> _Exercise prompt_: Write out the opening lines of the data word for word, up to and including the line with "from bokeh.resources import INLINE", and leave every picture and every later line out.
- - -
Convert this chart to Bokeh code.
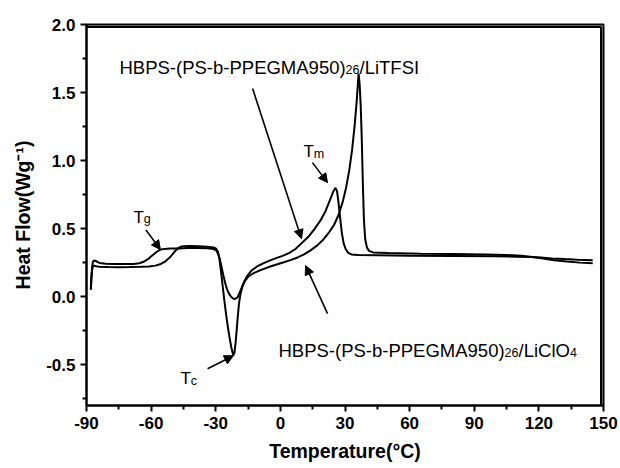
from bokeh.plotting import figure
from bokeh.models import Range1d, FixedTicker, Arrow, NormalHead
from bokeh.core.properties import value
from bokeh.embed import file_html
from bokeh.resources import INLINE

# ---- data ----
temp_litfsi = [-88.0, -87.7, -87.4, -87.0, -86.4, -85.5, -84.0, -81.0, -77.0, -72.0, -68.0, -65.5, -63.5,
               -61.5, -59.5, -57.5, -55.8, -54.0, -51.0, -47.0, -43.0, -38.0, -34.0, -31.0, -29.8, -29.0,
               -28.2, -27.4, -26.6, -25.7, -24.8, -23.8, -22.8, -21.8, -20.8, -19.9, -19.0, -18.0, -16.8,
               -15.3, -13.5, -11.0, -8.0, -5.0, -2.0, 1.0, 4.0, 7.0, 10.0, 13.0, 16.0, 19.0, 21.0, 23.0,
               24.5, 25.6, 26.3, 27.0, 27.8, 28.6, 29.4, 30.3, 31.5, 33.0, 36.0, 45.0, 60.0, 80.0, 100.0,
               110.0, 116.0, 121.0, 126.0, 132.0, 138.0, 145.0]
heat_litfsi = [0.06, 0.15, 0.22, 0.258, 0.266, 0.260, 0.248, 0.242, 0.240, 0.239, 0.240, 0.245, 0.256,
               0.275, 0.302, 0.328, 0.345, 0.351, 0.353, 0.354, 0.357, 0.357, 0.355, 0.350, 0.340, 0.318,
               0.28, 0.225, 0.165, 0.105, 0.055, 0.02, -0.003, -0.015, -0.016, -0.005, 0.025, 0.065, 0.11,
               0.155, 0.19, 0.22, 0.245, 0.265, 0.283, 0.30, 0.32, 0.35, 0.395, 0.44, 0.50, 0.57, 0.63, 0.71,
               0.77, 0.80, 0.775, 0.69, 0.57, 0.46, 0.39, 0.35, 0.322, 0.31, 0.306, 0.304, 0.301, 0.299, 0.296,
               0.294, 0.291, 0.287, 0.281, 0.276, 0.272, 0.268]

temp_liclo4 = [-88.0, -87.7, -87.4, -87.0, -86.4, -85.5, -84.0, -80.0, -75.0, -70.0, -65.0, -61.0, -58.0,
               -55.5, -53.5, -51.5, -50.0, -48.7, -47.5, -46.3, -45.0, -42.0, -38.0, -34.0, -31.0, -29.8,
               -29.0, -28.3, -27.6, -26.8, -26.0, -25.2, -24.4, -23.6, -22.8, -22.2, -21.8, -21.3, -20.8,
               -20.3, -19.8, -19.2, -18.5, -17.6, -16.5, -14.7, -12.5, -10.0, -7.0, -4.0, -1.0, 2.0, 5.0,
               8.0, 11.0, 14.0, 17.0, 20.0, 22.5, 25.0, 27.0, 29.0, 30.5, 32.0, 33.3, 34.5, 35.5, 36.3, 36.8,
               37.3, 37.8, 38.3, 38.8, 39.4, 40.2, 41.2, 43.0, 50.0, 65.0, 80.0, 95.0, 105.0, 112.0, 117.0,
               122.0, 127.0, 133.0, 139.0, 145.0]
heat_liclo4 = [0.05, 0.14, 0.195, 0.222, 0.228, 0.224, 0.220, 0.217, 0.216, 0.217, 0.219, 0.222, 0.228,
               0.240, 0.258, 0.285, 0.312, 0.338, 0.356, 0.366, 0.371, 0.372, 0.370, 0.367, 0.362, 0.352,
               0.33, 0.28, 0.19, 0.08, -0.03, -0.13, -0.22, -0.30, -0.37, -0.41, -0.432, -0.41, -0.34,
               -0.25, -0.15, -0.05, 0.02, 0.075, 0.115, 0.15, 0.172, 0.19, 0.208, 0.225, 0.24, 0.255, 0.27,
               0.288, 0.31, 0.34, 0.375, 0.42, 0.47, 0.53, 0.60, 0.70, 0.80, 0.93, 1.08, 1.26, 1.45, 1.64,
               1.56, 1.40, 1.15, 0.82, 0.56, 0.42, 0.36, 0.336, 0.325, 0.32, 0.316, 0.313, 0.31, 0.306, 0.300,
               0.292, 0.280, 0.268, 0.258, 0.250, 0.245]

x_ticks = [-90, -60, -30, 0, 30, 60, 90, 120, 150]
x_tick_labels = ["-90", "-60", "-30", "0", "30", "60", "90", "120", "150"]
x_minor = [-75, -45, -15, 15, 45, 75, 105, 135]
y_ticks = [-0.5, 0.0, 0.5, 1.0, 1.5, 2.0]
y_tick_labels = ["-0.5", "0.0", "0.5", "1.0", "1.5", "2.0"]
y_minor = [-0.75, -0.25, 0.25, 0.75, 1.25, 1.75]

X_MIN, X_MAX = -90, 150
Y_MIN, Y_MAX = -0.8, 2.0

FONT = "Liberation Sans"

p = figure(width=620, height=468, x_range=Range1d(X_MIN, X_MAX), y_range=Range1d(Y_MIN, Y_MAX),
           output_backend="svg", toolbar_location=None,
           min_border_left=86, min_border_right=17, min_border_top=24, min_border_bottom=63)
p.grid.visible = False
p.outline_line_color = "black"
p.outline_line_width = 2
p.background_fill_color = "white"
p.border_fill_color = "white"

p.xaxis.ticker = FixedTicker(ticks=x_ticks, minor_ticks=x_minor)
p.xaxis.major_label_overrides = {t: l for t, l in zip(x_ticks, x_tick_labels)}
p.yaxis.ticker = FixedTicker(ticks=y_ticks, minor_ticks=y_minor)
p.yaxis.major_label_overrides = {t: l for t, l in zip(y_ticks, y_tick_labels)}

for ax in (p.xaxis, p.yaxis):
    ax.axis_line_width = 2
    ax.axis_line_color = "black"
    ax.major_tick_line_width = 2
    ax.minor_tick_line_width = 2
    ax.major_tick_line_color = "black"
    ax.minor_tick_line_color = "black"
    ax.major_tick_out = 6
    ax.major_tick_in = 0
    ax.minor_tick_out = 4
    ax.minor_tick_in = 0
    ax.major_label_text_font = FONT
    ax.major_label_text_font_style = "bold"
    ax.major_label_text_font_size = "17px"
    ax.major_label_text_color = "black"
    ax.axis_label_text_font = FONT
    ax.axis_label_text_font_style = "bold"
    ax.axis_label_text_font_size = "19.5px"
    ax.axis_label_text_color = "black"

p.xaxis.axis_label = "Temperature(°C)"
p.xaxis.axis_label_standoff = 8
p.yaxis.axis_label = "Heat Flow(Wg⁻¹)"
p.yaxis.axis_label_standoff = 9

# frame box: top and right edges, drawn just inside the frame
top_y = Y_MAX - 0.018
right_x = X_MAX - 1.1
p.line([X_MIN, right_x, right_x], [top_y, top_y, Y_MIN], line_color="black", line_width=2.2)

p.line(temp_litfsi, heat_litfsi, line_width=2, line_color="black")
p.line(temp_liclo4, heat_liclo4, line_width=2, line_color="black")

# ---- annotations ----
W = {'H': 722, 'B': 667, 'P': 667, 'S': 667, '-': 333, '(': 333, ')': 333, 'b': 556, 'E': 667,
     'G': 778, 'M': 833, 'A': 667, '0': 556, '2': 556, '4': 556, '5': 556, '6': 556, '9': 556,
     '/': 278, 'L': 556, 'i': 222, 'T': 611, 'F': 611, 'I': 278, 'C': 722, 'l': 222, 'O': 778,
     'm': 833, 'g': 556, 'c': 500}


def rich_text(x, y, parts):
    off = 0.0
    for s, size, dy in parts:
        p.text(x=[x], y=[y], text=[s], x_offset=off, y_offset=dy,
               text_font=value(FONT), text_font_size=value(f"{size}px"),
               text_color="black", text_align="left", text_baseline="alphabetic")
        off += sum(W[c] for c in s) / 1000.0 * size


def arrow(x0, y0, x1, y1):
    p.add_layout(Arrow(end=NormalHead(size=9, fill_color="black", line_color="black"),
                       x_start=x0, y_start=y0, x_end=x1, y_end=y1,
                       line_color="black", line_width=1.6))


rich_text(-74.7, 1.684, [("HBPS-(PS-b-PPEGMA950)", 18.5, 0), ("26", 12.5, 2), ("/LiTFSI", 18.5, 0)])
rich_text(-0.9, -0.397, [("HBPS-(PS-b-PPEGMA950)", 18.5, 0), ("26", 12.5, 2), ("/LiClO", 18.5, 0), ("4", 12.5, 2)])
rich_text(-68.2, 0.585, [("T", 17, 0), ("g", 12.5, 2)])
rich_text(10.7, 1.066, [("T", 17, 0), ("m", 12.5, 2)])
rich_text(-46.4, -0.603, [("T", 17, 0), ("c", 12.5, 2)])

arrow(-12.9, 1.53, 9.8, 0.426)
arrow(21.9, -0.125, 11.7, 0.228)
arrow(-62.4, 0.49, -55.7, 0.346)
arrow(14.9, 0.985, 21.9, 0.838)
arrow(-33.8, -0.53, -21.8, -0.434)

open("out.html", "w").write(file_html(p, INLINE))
- - -
> _Worked solution_:
Convert this chart to Bokeh code.
from bokeh.plotting import figure
from bokeh.models import Range1d, FixedTicker, Arrow, NormalHead
from bokeh.core.properties import value
from bokeh.embed import file_html
from bokeh.resources import INLINE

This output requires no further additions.